Relationship Between the Nanoscale Topographical and Mechanical Properties of Tribochemical Films on DLC Coatings and Their Macroscopic Friction Behavior

Abstract

The properties of tribochemical films play an important, or even the key, role with respect to friction in boundary lubrication. While their chemical behavior has already been widely studied, their mechanical properties are much less well understood. However, their nanoscale mechanical properties and behavior may reveal important information about a correlation with the macroscopic friction behavior. In this investigation, we looked at steel, a-C:H and Si-DLC in contact with steel lubricated using two commercial oils containing different amount of SAPS additives (E6 and E7 grade) and a mineral base oil containing the ZDDP additive.
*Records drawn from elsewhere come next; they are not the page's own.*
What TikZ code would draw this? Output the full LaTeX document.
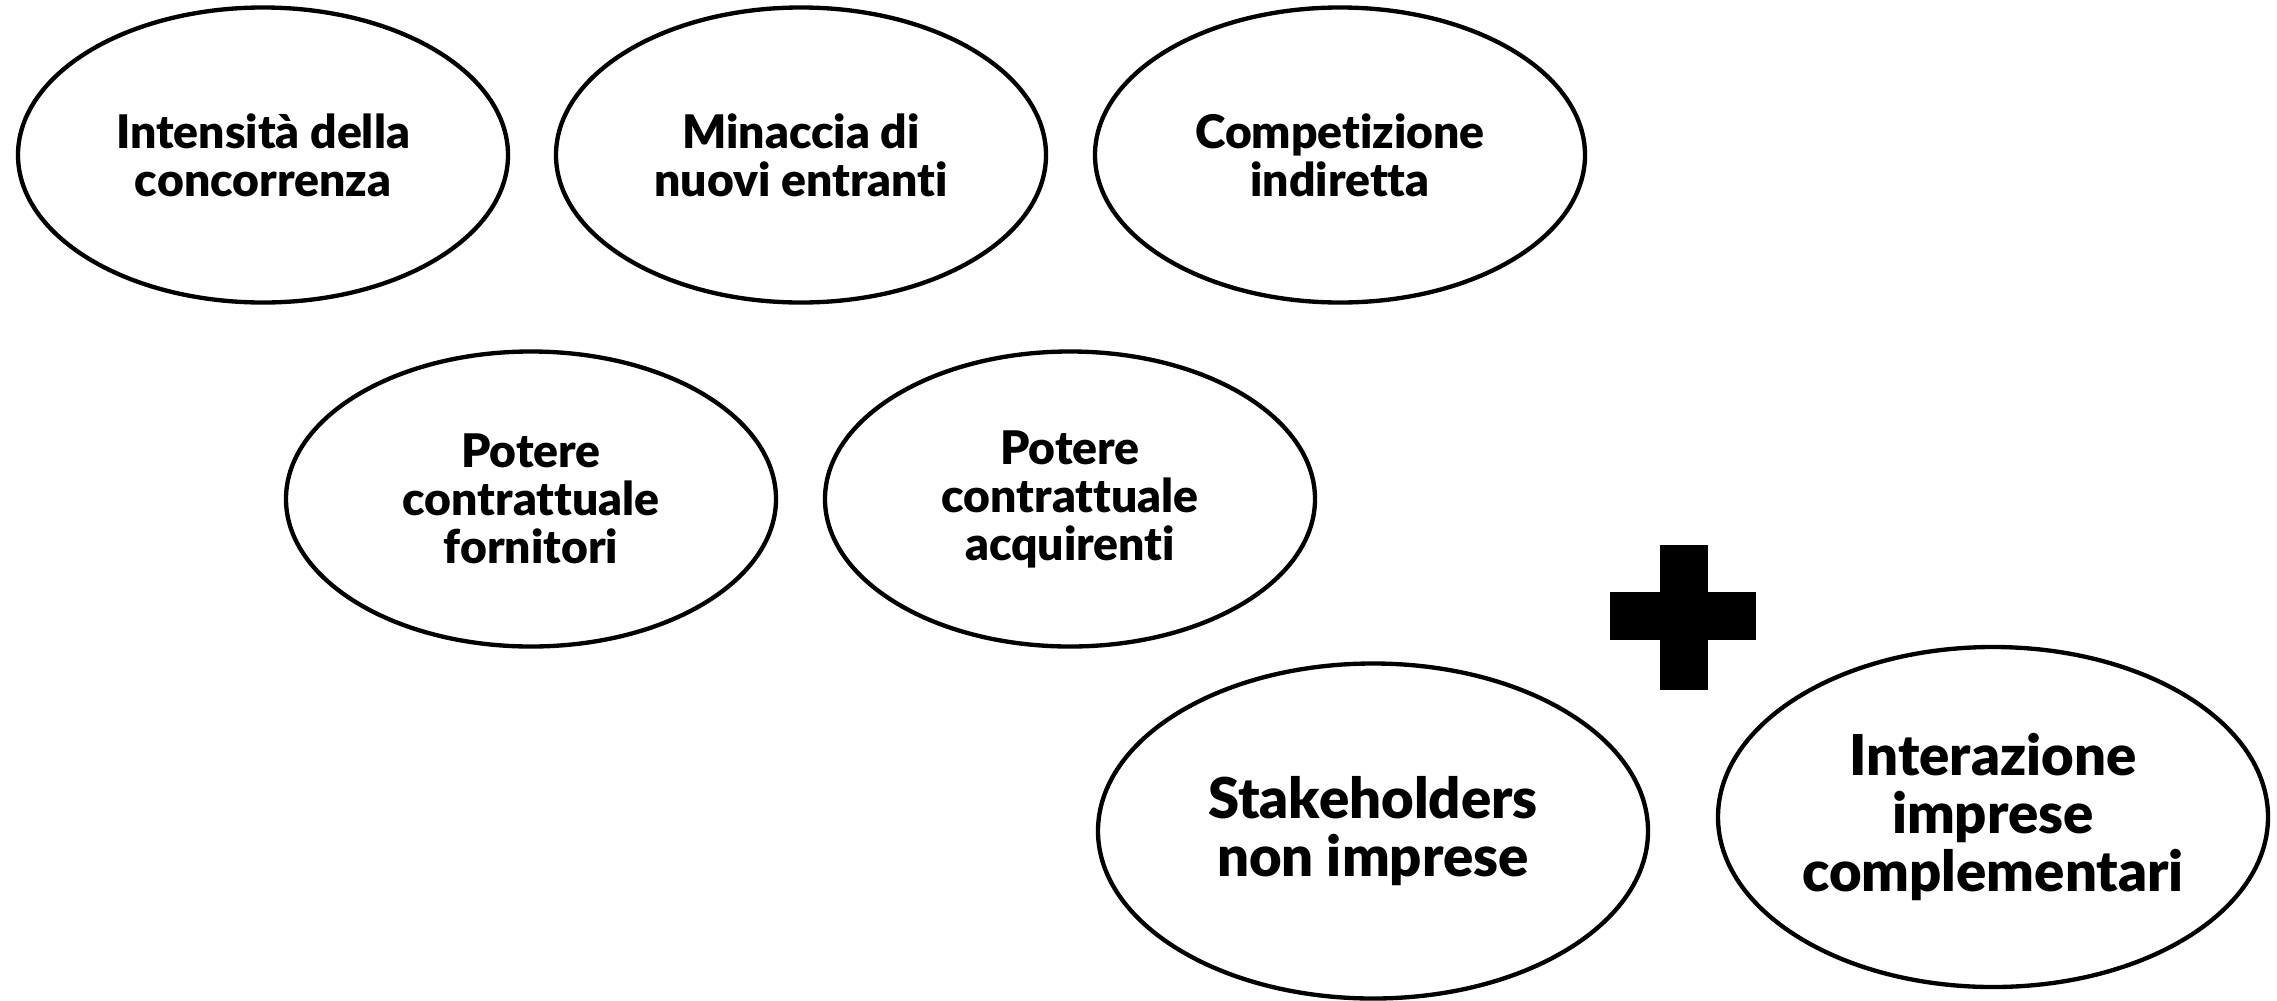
\documentclass[tikz,border=0pt]{standalone}
\usepackage{fontspec}
\setmainfont{Lato}[BoldFont={Lato Black},Ligatures=NoCommon]
\usetikzlibrary{shapes.geometric}
\begin{document}
\begin{tikzpicture}[x=0.03cm,y=-0.03cm,
  oval/.style={ellipse, draw=black, line width=0.13cm, fill=white, inner sep=0pt, align=center,
    minimum width=14.7cm, minimum height=8.85cm,
    font=\fontsize{39.5}{41}\selectfont\bfseries},
  bigoval/.style={oval, minimum width=16.5cm, minimum height=10.05cm,
    font=\fontsize{48}{49.5}\selectfont\bfseries}]
\useasboundingbox (0,0) rectangle (2277,1000);
\node[oval] (e1) at (263,155) {Intensità della\\concorrenza};
\node[oval] (e2) at (801,155) {Minaccia di\\nuovi entranti};
\node[oval] (e3) at (1340,155) {Competizione\\indiretta};
\node[oval] (e4) at (531,499) {Potere\\contrattuale\\fornitori};
\node[oval] (e5) at (1070,499) {Potere\\contrattuale\\acquirenti};
\node[bigoval] (e6) at (1373,831) {Stakeholders\\non imprese};
\node[bigoval, minimum height=10.2cm] (e7) at (1993,817) {Interazione\\imprese\\complementari};
\fill (1660,545) rectangle (1708,690);
\fill (1610,592) rectangle (1756,640);
\end{tikzpicture}
\end{document}
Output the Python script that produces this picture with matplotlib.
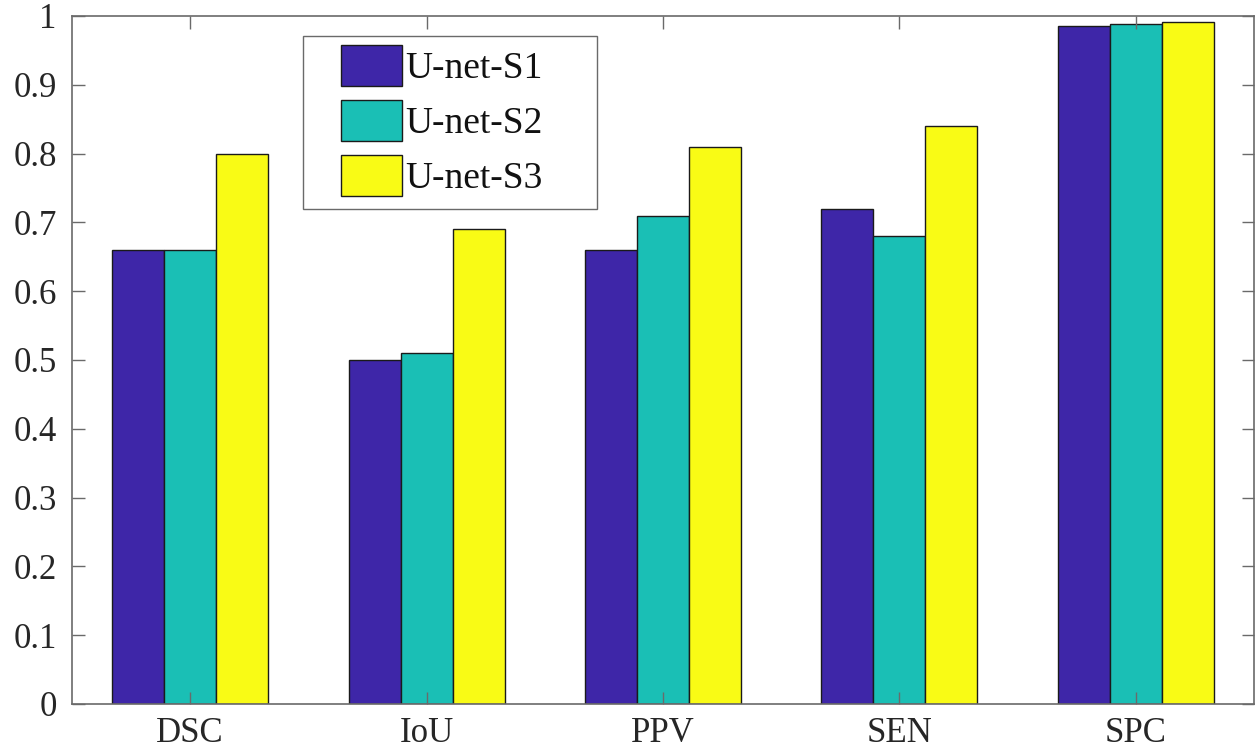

The tribofilms were characterized using an atomic force microscope with seven different parameters, i.e., the topography (features morphology), tribofilm surface coverage, nano-roughness, adhesion, film thickness, lateral force, i.e., nanoscale friction, and the film stiffness through force modulation. The results confirmed the formation of tribofilms on all the selected coatings and showed that the film formation and its nanoscale properties are dependent on the coating and the additive. Two distinctive groups of parameters were identified: one closely related to the surface energy of the materials and the other clearly distinguishing the DLC coatings from the steel. The adhesion and tribofilm thickness were found to correlate directly with the macroscopic friction, while the other parameters have higher-order dependences.